Sobre compromisso e partilha do conhecimento
Elaine dos Santos:
‘Sobre compromisso e partilha do conhecimento’
Este texto vem com uma semana de atraso. As ‘moiras‘, figuras mitológicas da Grécia antiga destinadas a ‘tecer o destino’, atrapalharam-me de enviar a minha coluna na semana passada.
Na verdade, a referência às moiras é apenas um eufemismo para afiançar que a idade avançou e, com ela, os problemas de saúde: sobreviverei.
Ainda no ensino médio, olhava para a minha professora de português e pensava: “Será que eu quero fazer isso?” As moiras decidiram que eu precisava inserir-me no mercado de trabalho e assim o fiz. Acabei cursando, pela metade, Ciências Econômicas, mas, para mim, dois e dois sempre será vinte e dois, desisti do curso por causa da Matemática Financeira.

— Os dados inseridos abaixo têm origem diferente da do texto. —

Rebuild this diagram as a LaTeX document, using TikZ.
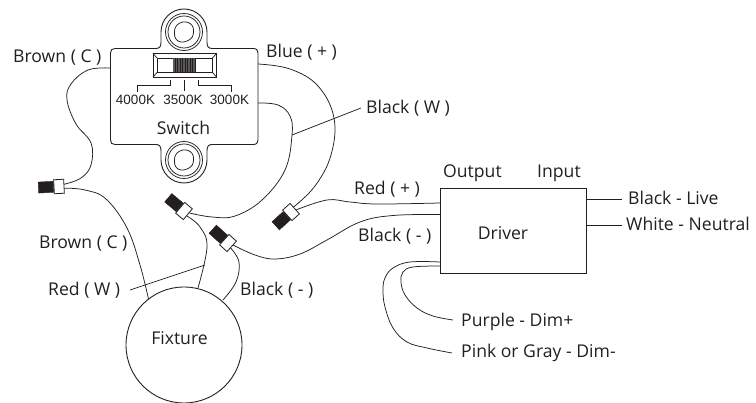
\documentclass[tikz,border=0pt]{standalone}
\usepackage{fontspec}
\setmainfont{Open Sans}
\newfontfamily\arialf{Liberation Sans}
\definecolor{ink}{HTML}{231F20}
\tikzset{
  wire/.style={draw=ink,line width=0.75pt},
  outline/.style={draw=ink,line width=0.9pt},
  lbl/.style={text=ink,inner sep=0pt,font=\fontsize{17.6}{19}\selectfont},
  kelvin/.style={text=ink,inner sep=0pt,font=\arialf\fontsize{13.5}{15}\selectfont},
  nutwhite/.style={draw=ink,fill=white,line width=0.8pt,minimum width=10pt,minimum height=14pt,inner sep=0pt},
  nutblack/.style={draw=ink,fill=ink,minimum width=15pt,minimum height=11pt,inner sep=0pt},
  curve/.style={wire,smooth,tension=0.65}
}
\begin{document}
\begin{tikzpicture}[x=1pt,y=-1pt]
\useasboundingbox (0,0) rectangle (756,403);
% switch
\draw[outline] (115,48.5) -- (156,48.5) .. controls (160,48.5) and (161,46) .. (161,42) -- (161,32)
  .. controls (161,19.3) and (171.3,9) .. (184,9) .. controls (196.7,9) and (207,19.3) .. (207,32)
  -- (207,42) .. controls (207,46) and (208,48.5) .. (212,48.5) -- (253,48.5)
  .. controls (256.5,48.5) and (258,50) .. (258,53) -- (258,140)
  .. controls (258,143) and (256.5,144.5) .. (253,144.5) -- (212,144.5)
  .. controls (208,144.5) and (207,147) .. (207,151) -- (207,160)
  .. controls (207,172.7) and (196.7,183) .. (184,183) .. controls (171.3,183) and (161,172.7) .. (161,160)
  -- (161,151) .. controls (161,147) and (160,144.5) .. (156,144.5) -- (115,144.5)
  .. controls (112,144.5) and (110.5,143) .. (110.5,140) -- (110.5,53)
  .. controls (110.5,50) and (112,48.5) .. (115,48.5) -- cycle;
\foreach \cy in {32,160}{
  \draw[wire] (184,\cy) circle[radius=18.5];
  \draw[wire] (184,\cy) circle[radius=16];
  \draw[wire] plot[smooth cycle,tension=0.8] coordinates {(174.5,\cy-1) (180,{\cy-9}) (190,{\cy-8.5}) (193.5,\cy) (189,{\cy+8}) (178,{\cy+9})};
}
% slide
\draw[outline] (153,53.5) rectangle (216.5,77);
\draw[wire] (157,58) rectangle (212.5,72.5);
\draw[wire] (153,53.5) -- (157,58) (216.5,53.5) -- (212.5,58) (153,77) -- (157,72.5) (216.5,77) -- (212.5,72.5);
\fill[ink!75] (173,58) rectangle (195.5,72.5);
\foreach \lx in {175,177.5,...,195}{ \draw[ink,line width=0.7pt] (\lx,58) -- (\lx,72.5); }
\draw[wire] (170,80) -- (170,85) -- (137.5,85) -- (137.5,92);
\draw[wire] (184,80) -- (184,91);
\draw[wire] (198,80) -- (198,85) -- (231,85) -- (231,92);
\node[kelvin] (k40) at (135.5,99.5) {4000K};
\node[kelvin] (k35) at (183,99.5) {3500K};
\node[kelvin] (k30) at (229.5,99.5) {3000K};
\node[lbl] (swl) at (183.5,128) {Switch};
\coordinate (swBrown) at (110.5,68);
\coordinate (swBlue) at (258,64);
\coordinate (swBlack) at (258,103);
% driver
\node[draw=ink,line width=0.9pt,minimum width=146pt,minimum height=85pt,inner sep=0pt] (drv) at (513,230.5) {};
\node[lbl] at (503,233) {Driver};
\coordinate (dRed) at (440,203);
\coordinate (dBlack) at (440,214.5);
\coordinate (dPurple) at (440,266);
\coordinate (dPink) at (440,262);
\coordinate (dLive) at (586,199);
\coordinate (dNeutral) at (586,225.5);
% fixture
\node[circle,draw=ink,line width=0.9pt,minimum size=116pt,inner sep=0pt] (fix) at (184,345) {};
\node[lbl] at (179.5,338) {Fixture};
\coordinate (fBrown) at (148.5,299);
\coordinate (fRed) at (198,288);
\coordinate (fBlack) at (223,300);
% wire nuts
\node[nutwhite,rotate=3] (c1) at (59,186.5) {};
\node[nutblack,rotate=3,anchor=east] at (c1.west) {};
\node[nutwhite,rotate=-40] (c2) at (184,211) {};
\node[nutblack,rotate=-40,anchor=east] at (c2.west) {};
\node[nutwhite,rotate=42] (c3) at (291,212) {};
\node[nutblack,rotate=42,anchor=east] at (c3.west) {};
\node[nutwhite,rotate=-42] (c4) at (228,243) {};
\node[nutblack,rotate=-42,anchor=east] at (c4.west) {};
% wires
\draw[curve] plot coordinates {(swBrown) (88,70) (71,84) (67,100) (76,124) (91,143) (91,165) (81,178) (c1.20)};
\draw[curve] plot coordinates {(c1.-20) (85,190) (106,199) (127,228) (140,265) (fBrown)};
\draw[curve] plot coordinates {(swBlue) (290,69) (318,86) (334,118) (331,155) (315,186) (c3.20)};
\draw[curve] plot coordinates {(swBlack) (278,105) (290,116) (292,135) (285,170) (262,200) (235,216) (212,217) (c2.20)};
\draw[wire] (292,135) -- (361,108);
\draw[curve] plot coordinates {(c2.-20) (200,227) (207,247) (fRed)};
\draw[wire] (130,290) -- (205,265);
\draw[curve] plot coordinates {(c3.-20) (327,200) (350,202) (377,204) (dRed)};
\draw[curve] plot coordinates {(c4.20) (255,255) (275,259) (300,254) (327,240) (360,222) (393,215.5) (dBlack)};
\draw[curve] plot coordinates {(c4.-20) (239,262) (236,282) (fBlack)};
\draw[wire] (dLive) -- (622,199);
\draw[wire] (dNeutral) -- (622,225.5);
\coordinate (endPurple) at (453,320);
\coordinate (endPink) at (452,353);
\draw[curve] plot coordinates {(dPink) (410,262) (393,268) (385,278) (383,290) (385,307) (393,328) (407,342) (427,348) (endPink)};
\draw[curve] plot coordinates {(dPurple) (413,267) (403,272) (401,282) (405,295) (417,308) (433,316) (endPurple)};
% labels
\node[lbl,anchor=west] at (13,58) {Brown ( C )};
\node[lbl,anchor=west] at (266,52) {Blue ( + )};
\node[lbl,anchor=west] at (366,108) {Black ( W )};
\node[lbl,anchor=west] at (354,189) {Red ( + )};
\node[lbl,anchor=west] at (358,236) {Black ( - )};
\node[lbl,anchor=west] at (443,173) {Output};
\node[lbl,anchor=west] at (537,173) {Input};
\node[lbl,anchor=west] at (628,198) {Black - Live};
\node[lbl,anchor=west] at (626,224) {White - Neutral};
\node[lbl,anchor=west] at (461,322) {Purple - Dim+};
\node[lbl,anchor=west] at (461,353) {Pink or Gray - Dim-};
\node[lbl,anchor=west] at (39,244) {Brown ( C )};
\node[lbl,anchor=west] at (48,290) {Red ( W )};
\node[lbl,anchor=west] at (240,290) {Black ( - )};
\end{tikzpicture}
\end{document}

Quando regressei à universidade, optei por Letras e não poderia ter feito escolha melhor. Eu já trabalhava em escola, no serviço administrativo, quando fiz essa escolha e conhecia o universo estudantil, que era muito instigante (creio que sempre o será, apesar das dificuldades inerentes à cada geração).
O dia 15 de outubro é consagrado ao professor. Trata-se de uma pessoa que escolheu ensinar e isso, para mim, é um grande diferencial. É um ser humano que decidiu colocar o seu conhecimento a serviço do aluno, da sociedade, da humanidade. São quatro ou cinco anos frequentando um curso de graduação para aprender, além dos conteúdos característicos desse curso, como lecionar/ como ensinar.
Tinha uma companheira de viagem para a faculdade que estudava Física, certa vez, ela disse-nos que estava prestes a desistir: havia resolvido um problema qualquer, usara cinco folhas de caderno (frente e verso) e o resultado final fora zero. Se a sociedade imaginasse os conteúdos que conhecemos e não são empregados em sala de aula, mas são necessários para compreender todo o arcabouço teórico que compõe cada área…ah, o tratamento seria outro!
Eu trabalhei com alunos do curso superior – diurno e noturno -, trata-se de um público completamente diferente daquele que se atende no ensino médio, ainda que, em alguns casos, eles tenham quase a mesma idade e as mesmas angústias.
Além disso, fui coordenadora de curso da graduação em Letras, função administrativa, pedagógica, psicológica, materna (e eu confesso: nunca tive vocação para a maternidade, mas a minha professora de Literatura Portuguesa dizia que eu sou a clássica ‘pata choca’, que coloca todos embaixo das asas e protege, sejam seus patinhos ou não).
Há um processo em curso que menospreza a docência: escolas sucateadas; uma legislação que engessa o ensino; baixos salários se comparados aos profissionais com o mesmo nível de formação; ainda assim, a sociedade passa pela sala de aula, passa pelo professor que se dedica ao aprendizado do seu aluno, que o recebe com a disposição de levá-lo, nem que seja pela mão, a construir-se como cidadão.
Aliás, a cidadania talvez seja o grande desafio, que extrapola a função das ‘moiras’: é um trabalho contínuo, feito de esclarecimento, de criticidade em uma sociedade que exclui, que reprime, que segrega.
Encontramo-nos diante da mistanásia, quando o paciente morre à espera de consulta, de exames, de cirurgia, o que seria um dos direitos inerentes à nossa condição humana. A insegurança nossa de cada dia tornou-nos prisioneiros em nossos lares (quando a condição financeira assim o permite), com câmeras, alarmes e todos os dispositivos anti-gente estranha.
Tornamo-nos prisioneiros da corrupção – e se há um corruptor é porque alguém aceitou ser corrompido: dizer a verdade tornou-se um ato obsceno; confundiram ensinar com doutrinar; não sabem discernir entre questionar e afirmar e a mentira grassa solta, impávida com se fosse senhora de todo o saber.
É preciso dizer: haja coragem para ser professor, haja coragem para professar a fé no ser humano, haja coragem para seguir preparando aulas, partilhando conhecimento, ouvindo alunos, amparando alunos (disse-me uma ex-aluna que é professora na atualidade: “Professora, eles sequer têm portas em casa, vivem em lugares com apenas um cômodo!”).
A minha profissão de fé segue sendo a favor do conhecimento, creio sempre que o conhecimento liberta (e, como falava a minha falecida mãe: “Ninguém te rouba, te sonega o conhecimento. Com ele, a gente recomeça do zero”), o conhecimento empodera e, mais que isso, apavora os tiranetes de plantão.
Obrigada, senhores professores: um mundo minimamente digno ainda passa pelas vossas mãos. Em nossas salas de aula, existem seres humanos carentes de atenção, que a sociedade capitalista compreende como objetos, mão de obra barata.